Data excerpt.
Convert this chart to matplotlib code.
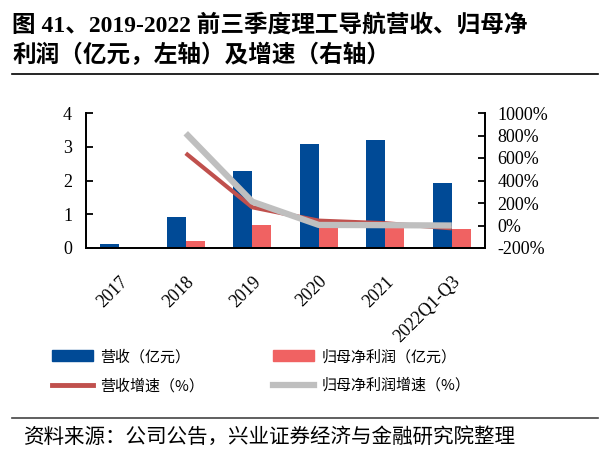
import matplotlib
matplotlib.use("Agg")
import matplotlib.pyplot as plt
import numpy as np
from matplotlib.lines import Line2D
from matplotlib.patches import Patch

plt.rcParams['font.family'] = ['Liberation Serif', 'Noto Sans CJK SC', 'DejaVu Sans']

categories = ['2017', '2018', '2019', '2020', '2021', '2022Q1-Q3']
revenue = [0.12, 0.93, 2.27, 3.07, 3.20, 1.92]
profit = [np.nan, 0.21, 0.68, 0.72, 0.70, 0.56]
rev_growth = [np.nan, 642, 162, 43, 20, -25]
profit_growth = [np.nan, 820, 212, 5, 3, 0]
left_ticks = [0, 1, 2, 3, 4]
right_ticks = [-200, 0, 200, 400, 600, 800, 1000]

c_blue = '#004A96'
c_pink = '#F06262'
c_red = '#C0504D'
c_gray = '#BFBFBF'

fig = plt.figure(figsize=(6.11, 4.70), dpi=100)
ax = fig.add_axes([86/611, 1-248/470, (485-86)/611, (248-113)/470])
ax2 = ax.twinx()

x = np.arange(len(categories))
w = 0.285
ax.bar(x - w/2, revenue, width=w, color=c_blue, zorder=2)
ax.bar(x + w/2, profit, width=w, color=c_pink, zorder=2)
ax2.plot(x, rev_growth, color=c_red, lw=3.0, zorder=3, solid_capstyle='butt')
ax2.plot(x, profit_growth, color=c_gray, lw=4.5, zorder=4, solid_capstyle='butt')

ax.set_xlim(-0.5, len(categories) - 0.5)
ax.set_ylim(0, 4)
ax2.set_ylim(-200, 1000)
ax.set_yticks(left_ticks)
ax.set_yticklabels([str(t) for t in left_ticks])
ax2.set_yticks(right_ticks)
ax2.set_yticklabels([f'{t}%' for t in right_ticks])

for a in (ax, ax2):
    for s in a.spines.values():
        s.set_linewidth(1.3)
    a.spines['top'].set_visible(False)
ax2.spines['left'].set_visible(True)
ax.tick_params(axis='y', direction='in', length=5, width=1.3, labelsize=13, pad=10)
ax2.tick_params(axis='y', direction='in', length=5, width=1.3, labelsize=13, pad=9)
ax.set_xticks(x)
ax.set_xticklabels(categories, rotation=45, ha='right', rotation_mode='anchor', fontsize=13)
ax.tick_params(axis='x', length=0, pad=18)

# legend (column-major order: col1 = blue, red line; col2 = pink, gray line)
handles = [Patch(color=c_blue), Line2D([], [], color=c_red, lw=3.5),
           Patch(color=c_pink), Line2D([], [], color=c_gray, lw=4.5)]
labels = ['营收（亿元）', '营收增速（%）', '归母净利润（亿元）', '归母净利润增速（%）']
leg = fig.legend(handles, labels, loc='upper left', bbox_to_anchor=(38/611, 1-336/470),
                 ncol=2, frameon=False, columnspacing=4.6, handlelength=2.75,
                 handleheight=0.75, handletextpad=0.5, labelspacing=0.95,
                 prop={'family': ['Noto Sans CJK SC'], 'size': 10.8})

# title
fig.text(12/611, 1-25/470, '图 41、2019-2022 前三季度理工导航营收、归母净', fontsize=17,
         fontweight='bold', va='center', ha='left')
fig.text(12/611, 1-55/470, '利润（亿元，左轴）及增速（右轴）', fontsize=17,
         fontweight='bold', va='center', ha='left')
fig.add_artist(Line2D([12/611, 598/611], [1-74/470, 1-74/470], color='black', lw=1.2))
fig.add_artist(Line2D([12/611, 598/611], [1-418/470, 1-418/470], color='#444444', lw=1.2))
fig.text(24/611, 1-437/470, '资料来源：公司公告，兴业证券经济与金融研究院整理', fontsize=14.8,
         va='center', ha='left', family=['Noto Sans CJK SC'])

fig.savefig('out.png', dpi=100)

What you need to do.
All of the material above needs to be restated exactly, with no pictures.

Output of the exercise.
Convert this chart to matplotlib code.
import matplotlib
matplotlib.use("Agg")
import matplotlib.pyplot as plt
import numpy as np
from matplotlib.lines import Line2D
from matplotlib.patches import Patch

plt.rcParams['font.family'] = ['Liberation Serif', 'Noto Sans CJK SC', 'DejaVu Sans']

categories = ['2017', '2018', '2019', '2020', '2021', '2022Q1-Q3']
revenue = [0.12, 0.93, 2.27, 3.07, 3.20, 1.92]
profit = [np.nan, 0.21, 0.68, 0.72, 0.70, 0.56]
rev_growth = [np.nan, 642, 162, 43, 20, -25]
profit_growth = [np.nan, 820, 212, 5, 3, 0]
left_ticks = [0, 1, 2, 3, 4]
right_ticks = [-200, 0, 200, 400, 600, 800, 1000]

c_blue = '#004A96'
c_pink = '#F06262'
c_red = '#C0504D'
c_gray = '#BFBFBF'

fig = plt.figure(figsize=(6.11, 4.70), dpi=100)
ax = fig.add_axes([86/611, 1-248/470, (485-86)/611, (248-113)/470])
ax2 = ax.twinx()

x = np.arange(len(categories))
w = 0.285
ax.bar(x - w/2, revenue, width=w, color=c_blue, zorder=2)
ax.bar(x + w/2, profit, width=w, color=c_pink, zorder=2)
ax2.plot(x, rev_growth, color=c_red, lw=3.0, zorder=3, solid_capstyle='butt')
ax2.plot(x, profit_growth, color=c_gray, lw=4.5, zorder=4, solid_capstyle='butt')

ax.set_xlim(-0.5, len(categories) - 0.5)
ax.set_ylim(0, 4)
ax2.set_ylim(-200, 1000)
ax.set_yticks(left_ticks)
ax.set_yticklabels([str(t) for t in left_ticks])
ax2.set_yticks(right_ticks)
ax2.set_yticklabels([f'{t}%' for t in right_ticks])

for a in (ax, ax2):
    for s in a.spines.values():
        s.set_linewidth(1.3)
    a.spines['top'].set_visible(False)
ax2.spines['left'].set_visible(True)
ax.tick_params(axis='y', direction='in', length=5, width=1.3, labelsize=13, pad=10)
ax2.tick_params(axis='y', direction='in', length=5, width=1.3, labelsize=13, pad=9)
ax.set_xticks(x)
ax.set_xticklabels(categories, rotation=45, ha='right', rotation_mode='anchor', fontsize=13)
ax.tick_params(axis='x', length=0, pad=18)

# legend (column-major order: col1 = blue, red line; col2 = pink, gray line)
handles = [Patch(color=c_blue), Line2D([], [], color=c_red, lw=3.5),
           Patch(color=c_pink), Line2D([], [], color=c_gray, lw=4.5)]
labels = ['营收（亿元）', '营收增速（%）', '归母净利润（亿元）', '归母净利润增速（%）']
leg = fig.legend(handles, labels, loc='upper left', bbox_to_anchor=(38/611, 1-336/470),
                 ncol=2, frameon=False, columnspacing=4.6, handlelength=2.75,
                 handleheight=0.75, handletextpad=0.5, labelspacing=0.95,
                 prop={'family': ['Noto Sans CJK SC'], 'size': 10.8})

# title
fig.text(12/611, 1-25/470, '图 41、2019-2022 前三季度理工导航营收、归母净', fontsize=17,
         fontweight='bold', va='center', ha='left')
fig.text(12/611, 1-55/470, '利润（亿元，左轴）及增速（右轴）', fontsize=17,
         fontweight='bold', va='center', ha='left')
fig.add_artist(Line2D([12/611, 598/611], [1-74/470, 1-74/470], color='black', lw=1.2))
fig.add_artist(Line2D([12/611, 598/611], [1-418/470, 1-418/470], color='#444444', lw=1.2))
fig.text(24/611, 1-437/470, '资料来源：公司公告，兴业证券经济与金融研究院整理', fontsize=14.8,
         va='center', ha='left', family=['Noto Sans CJK SC'])

fig.savefig('out.png', dpi=100)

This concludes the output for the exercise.